I have what may be considered by some a strange interest in Black life in America. I sort of inherited it from my dad, who as a young man in L.A., lived at 113th and San Pedro in L.A. and went to Washington High. He and his friends would go to Black clubs in the 1940s to listen to jazz. He told me once he had always secretly wished he was Black. Me too. Why? Has the media glorified the gangsta life so blonde - headed fools like me feel attracted to it? Do I have a genuine desire to lift up people who need help standing on their own two feet in this culture that has systematically broken them down? Do I have White guilt? Do I just really love the music and the art that comes from this generation (and generations before) of Black Americans?

Back in the day, when I wore pink or blue hair and ripped up fishnets and safety-pins, I lived on Exposition, which is certainly within the borders of the 'hood. My USC schoolmates were too scared to visit the liquor store a couple blocks away from out apartment. Not me, though. The only trouble I ever ran into was a crowd come to see the crazy white girl. They laughed and asked me where the hell I was from (this was pretty early in punk rockdom). And though the liquor store where I bought my pink champale was right next to an ambulance service, which was really a drug sales point disguised as an ambulance service, the folks gathered 'round really couldn't have been friendlier. I don't think they would have been as sociable if I were wearing Abercrombie & Fitch and had my nose in the air and my purse clutched close to my breast.

Come to think of it, most punk rock venues were in some kind of hood. That's the only place punk rock bands were allowed to play. So, while the locals never went inside the club, we drank 40s of Olde English 800 out in the parking lot with them. Anyway, I never wanted to be one of those "look at those interesting niggers, dear," types, but I was always genuinely interested.

I saw some of the first rap/hip hop acts in the early 1980s at a place called Radio in downtown L.A. Grandmaster Flash came there, with Mel E Mel, Ice-T, and others I can't remember anymore. When The Message (Grandmaster Flash) came out, everyone I knew bought a copy.

I spent some years in Europe in the 80s, and when I came back, Gangsta Rap was getting ready to take over the genre. It was rough and rude and scary and I loved it - Dr. Dre, Snoop Dog, Eminem, Eazy-E, Tupac, Ice Cube, BoneThugs. Why would I love music that was misogynistic, full of bravado, threatening, even criminal? Well, it had wicked beats, for one. It remended me of punk rock in its utter rebellion. It was local - as in L.A. It was naughty and humorous. Some was great, some was bad, and some was worse. I sure wasn't going to put on my punk rock garb and check out the parties in the LBC, though. Times had changed.

I could write forever about race and class issues, about music and how different colored people are represented in the media. And I will, but for the next three weeks, I'm focusing on the election. How does this tie in? Well, because when I look at Obama, I don't see the same type of Black citizen I am accustomed to seeing in my city, on TV, in music videos.

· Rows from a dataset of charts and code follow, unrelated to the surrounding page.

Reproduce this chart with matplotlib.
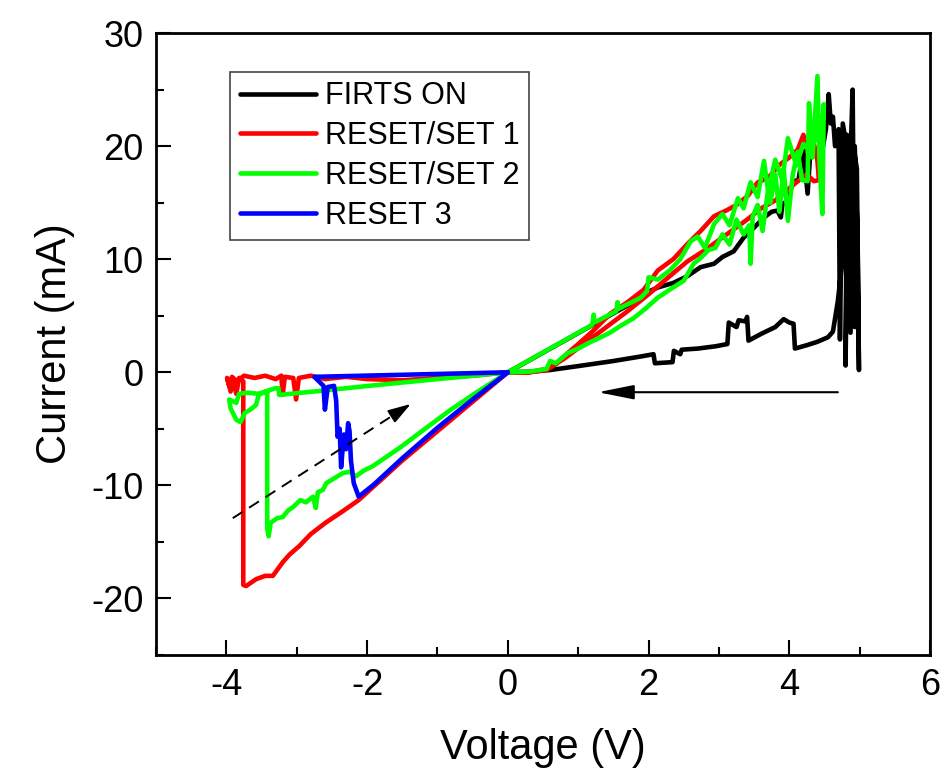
import matplotlib.pyplot as plt
from matplotlib.ticker import MultipleLocator

plt.rcParams['font.family'] = ['Liberation Sans', 'DejaVu Sans']
plt.rcParams['axes.unicode_minus'] = False

# FIRTS ON: low-resistance forward branch, breakdown near 5 V, return branch
black_v = [0.00, 0.30, 0.60, 1.00, 1.50, 1.89, 2.07, 2.09, 2.34, 2.36, 2.45, 2.47, 2.70, 2.95,
           3.12, 3.14, 3.25, 3.28, 3.38, 3.40, 3.42, 3.60, 3.80, 3.92, 4.00, 4.06, 4.08, 4.25,
           4.40, 4.55, 4.62, 4.69, 4.73, 4.76, 4.80, 4.83, 4.80, 4.82, 4.86, 4.90, 4.93, 4.91,
           4.96, 4.99, 4.97, 4.93, 4.87, 4.84, 4.76, 4.72, 4.70, 4.65, 4.62, 4.59, 4.56, 4.52,
           4.48, 4.40, 4.30, 4.26, 4.20, 4.13, 4.06, 3.97, 3.90, 3.88, 3.83, 3.75, 3.64, 3.50,
           3.35, 3.21, 3.05, 2.93, 2.74, 2.55, 2.35, 2.13, 1.95, 1.87, 0.00]
black_i = [0.00, 0.05, 0.20, 0.55, 1.00, 1.40, 1.60, 0.80, 0.90, 1.90, 1.60, 2.00, 2.10, 2.30,
           2.50, 4.40, 4.00, 4.60, 4.50, 4.90, 2.80, 3.40, 4.00, 4.70, 4.40, 4.30, 2.10, 2.40,
           2.70, 3.10, 3.60, 6.30, 8.50, 10.5, 16.0, 20.5, 0.60, 21.0, 17.0, 25.0, 4.00, 20.0,
           18.0, 0.20, 12.0, 20.0, 3.50, 19.0, 22.0, 2.90, 21.5, 20.0, 22.6, 22.0, 24.6, 21.5,
           20.0, 19.0, 19.6, 15.8, 19.6, 17.0, 16.9, 15.2, 14.8, 13.7, 14.3, 14.2, 13.7, 12.8,
           11.9, 10.7, 10.2, 9.60, 9.30, 8.50, 7.90, 7.50, 7.00, 6.50, 0.00]

# RESET/SET 1
red_v = [0.00, -0.50, -1.00, -1.50, -2.12, -2.35, -2.59, -2.80, -2.97, -3.10, -3.20, -3.34,
         -3.45, -3.58, -3.65, -3.72, -3.76, -3.76, -3.82, -3.86, -3.90, -3.94, -3.99, -3.96,
         -3.92, -3.85, -3.75, -3.60, -3.45, -3.30, -3.22, -3.20, -3.17, -3.05, -3.01, -2.97,
         -2.80, -2.60, -2.30, -2.00, -1.50, -1.00, -0.50, 0.00,
         0.30, 0.55, 0.70, 0.85, 1.00, 1.20, 1.46, 1.70, 1.93, 2.13, 2.35, 2.56, 2.74, 2.93,
         3.10, 3.25, 3.41, 3.55, 3.70, 3.85, 4.00, 4.12, 4.20, 4.28, 4.35, 4.40, 4.42, 4.35,
         4.25, 4.10, 3.95, 3.80, 3.60, 3.40, 3.20, 3.00, 2.80, 2.55, 2.30, 2.00, 1.70, 1.40,
         1.10, 0.80, 0.55, 0.30, 0.00]
red_i = [0.00, -2.60, -5.20, -7.80, -11.3, -12.3, -13.3, -14.3, -15.4, -16.1, -16.8, -18.0,
         -18.0, -18.3, -18.6, -18.9, -18.8, -0.80, -0.50, -1.90, -0.70, -1.70, -0.50, -1.20,
         -0.40, -0.80, -0.30, -0.50, -0.30, -0.60, -0.30, -2.00, -0.40, -0.50, -2.40, -0.50,
         -0.30, -0.60, -0.40, -0.60, -0.70, -0.50, -0.30, 0.00,
         0.00, 0.20, 0.80, 1.70, 2.50, 3.60, 5.20, 6.20, 7.30, 9.00, 10.0, 11.4, 12.5, 13.8,
         14.3, 14.8, 15.6, 16.8, 17.2, 18.3, 19.0, 19.7, 21.0, 19.0, 20.2, 18.7, 17.0, 16.9,
         17.5, 16.8, 16.0, 15.2, 14.5, 13.5, 12.6, 11.7, 10.8, 9.80, 8.50, 6.90, 5.40, 4.00,
         2.60, 1.20, 0.30, 0.00, 0.00]

# RESET/SET 2
green_v = [0.00, -0.50, -0.81, -1.20, -1.52, -1.92, -2.05, -2.16, -2.25, -2.34, -2.45, -2.58,
           -2.63, -2.70, -2.73, -2.77, -2.87, -2.95, -3.05, -3.12, -3.20, -3.28, -3.37, -3.40,
           -3.42, -3.42, -3.55, -3.70, -3.82, -3.86, -3.96, -3.94, -3.86, -3.80, -3.74, -3.66,
           -3.58, -3.54, -3.45, -3.30, -3.26, -3.25, -2.60, -1.90, -1.00, 0.00,
           0.30, 0.55, 0.60, 0.68, 0.85, 1.00, 1.15, 1.32, 1.45, 1.60, 1.79, 1.95, 2.13, 2.30,
           2.50, 2.64, 2.74, 2.85, 2.95, 3.05, 3.15, 3.25, 3.35, 3.43, 3.45, 3.48, 3.55, 3.62,
           3.70, 3.73, 3.80, 3.86, 3.92, 3.98, 4.05, 4.12, 4.18, 4.26, 4.28, 4.33, 4.40, 4.43,
           4.47, 4.49, 4.45, 4.38, 4.30, 4.20, 4.10, 3.98, 3.90, 3.80, 3.70, 3.64, 3.55, 3.45,
           3.35, 3.27, 3.15, 3.05, 2.93, 2.80, 2.70, 2.60, 2.45, 2.30, 2.13, 2.00, 1.98, 1.89,
           1.57, 1.56, 1.54, 1.23, 1.22, 1.20, 0.60, 0.00]
green_i = [0.00, -2.00, -3.30, -5.10, -6.60, -8.30, -8.70, -9.20, -8.80, -8.90, -9.30, -9.80,
           -10.4, -10.6, -12.0, -11.0, -11.5, -11.3, -11.9, -12.2, -12.8, -12.9, -13.3, -14.5,
           -13.8, -1.70, -1.90, -1.80, -1.90, -2.70, -2.40, -3.20, -4.20, -4.40, -3.60, -3.30,
           -2.90, -2.00, -1.70, -1.40, -1.40, -2.00, -1.60, -1.15, -0.60, 0.00,
           0.05, 0.30, 1.00, 0.80, 1.70, 2.10, 2.60, 3.10, 3.50, 4.10, 4.80, 5.60, 6.60, 7.30,
           8.10, 9.60, 10.1, 10.8, 11.0, 12.2, 11.3, 13.5, 12.2, 13.0, 9.60, 13.8, 14.8, 12.5,
           16.2, 15.0, 17.5, 14.2, 18.0, 13.4, 17.5, 19.5, 17.0, 16.9, 23.8, 19.0, 26.2, 18.5,
           14.0, 23.7, 20.0, 21.0, 19.5, 20.2, 18.3, 20.7, 17.0, 18.8, 16.0, 18.7, 15.5, 16.8,
           14.5, 15.4, 13.0, 14.0, 13.1, 11.0, 12.0, 11.6, 10.0, 9.00, 8.20, 8.40, 7.20, 6.60,
           5.60, 6.20, 5.40, 4.40, 5.10, 4.20, 2.10, 0.00]

# RESET 3
blue_v = [0.00, -0.50, -1.00, -1.50, -1.90, -2.12, -2.19, -2.23, -2.25, -2.27, -2.30, -2.33,
          -2.37, -2.39, -2.42, -2.44, -2.47, -2.56, -2.60, -2.62, -2.75, -1.50, 0.00]
blue_i = [0.00, -2.40, -4.90, -7.60, -9.90, -11.0, -9.80, -7.80, -5.20, -4.50, -6.80, -5.50,
          -8.40, -5.00, -5.70, -2.50, -1.20, -1.30, -3.30, -1.20, -0.40, -0.22, 0.00]

series = [(black_v, black_i, 'black', 'FIRTS ON'),
          (red_v, red_i, '#ff0000', 'RESET/SET 1'),
          (green_v, green_i, '#00ff00', 'RESET/SET 2'),
          (blue_v, blue_i, '#0000ff', 'RESET 3')]

# sweep direction arrows (start, end) in data units
solid_arrow = [(4.69, -1.76), (1.28, -1.76)]
dashed_arrow = [(-3.91, -12.9), (-1.38, -2.8)]

fig = plt.figure(figsize=(9.44, 7.76), dpi=100)
ax = fig.add_axes([0.1653, 0.1559, 0.8199, 0.8015])

for v, i, c, lab in series:
    ax.plot(v, i, color=c, lw=3.3, label=lab, solid_joinstyle='round', solid_capstyle='round')

ax.annotate('', xy=solid_arrow[1], xytext=solid_arrow[0],
            arrowprops=dict(arrowstyle='-|>,head_length=1.1,head_width=0.22', color='black',
                            lw=1.5, shrinkA=0, shrinkB=0, mutation_scale=20))

(x0, y0), (x1, y1) = dashed_arrow
xm = x0 + 0.9 * (x1 - x0)
ym = y0 + 0.9 * (y1 - y0)
ax.plot([x0, xm], [y0, ym], color='black', lw=1.4, ls=(0, (6, 4)))
ax.annotate('', xy=(x1, y1), xytext=(xm, ym),
            arrowprops=dict(arrowstyle='-|>,head_length=0.7,head_width=0.22', color='black',
                            lw=1.4, shrinkA=0, shrinkB=0, mutation_scale=20))

ax.set_xlim(-5, 6)
ax.set_ylim(-25, 30)
ax.xaxis.set_major_locator(MultipleLocator(2))
ax.xaxis.set_minor_locator(MultipleLocator(1))
ax.yaxis.set_major_locator(MultipleLocator(10))
ax.yaxis.set_minor_locator(MultipleLocator(5))
ax.tick_params(which='both', direction='in', top=False, right=False, width=1.5)
ax.tick_params(which='major', length=11, labelsize=26, pad=9)
ax.tick_params(which='minor', length=5.5)
for s in ax.spines.values():
    s.set_linewidth(2)

ax.set_xlabel('Voltage (V)', fontsize=30, labelpad=18)
ax.set_ylabel('Current (mA)', fontsize=30, labelpad=12)

leg = ax.legend(loc='upper left', bbox_to_anchor=(0.096, 0.937), borderaxespad=0,
                fontsize=22, handlelength=2.5, handletextpad=0.3, labelspacing=0.32,
                borderpad=0.3, fancybox=False, framealpha=1, edgecolor='#444444')
leg.get_frame().set_linewidth(1.2)
for line in leg.get_lines():
    line.set_linewidth(3.3)

fig.savefig('out.png', dpi=100)
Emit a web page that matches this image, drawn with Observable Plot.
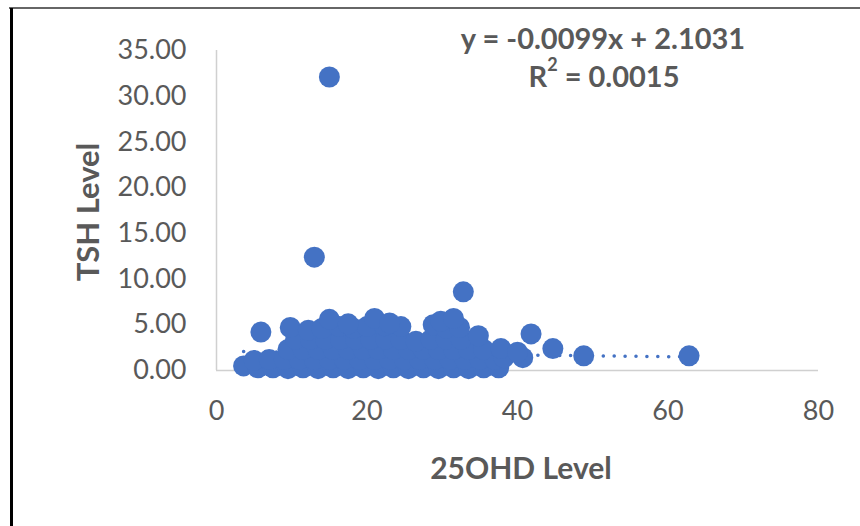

I wonder how young Black men feel about Obama. Is he "too white"? Is he someone to look up to? Is he the first in a new line of politically aware Black men who will begin fighting to get their communities back? Will the entrenched "system" allow them to become more powerful than they are now? Is life just so bleak, most Black boys and men give up before they've ever started? Who is in charge of zoning in every major American city? Why aren't there grocery stores with fresh produce and cheaper prices in most every Black ghetto? Why are there three times as many liquor and gun stores in those same areas?

I wish Obama could speak the truth. The REAL truth. If he did, he'd never be elected, though. I hope after we elect him, he'll do the right thing, as Spike Lee says. Obama, especially with his Kenyan name, is not a stereotypical American Black man, at least in the eyes of the White/Latino/Asian communities. He wears a natty suit and uses big words. Still, he is accused of being associated with something "scary" - he's a Muslim, an Arab, a "druggie" in his high school days, and a co-conspirator with domestic terrorisis today. He can behave as every other senator does, but he can't change the color of his skin. He's stuck with it. Will it be a deal-breaker? I guess it partly depends on whether the Repub PTB are REALLY willing to go there, now that the stakes are so high.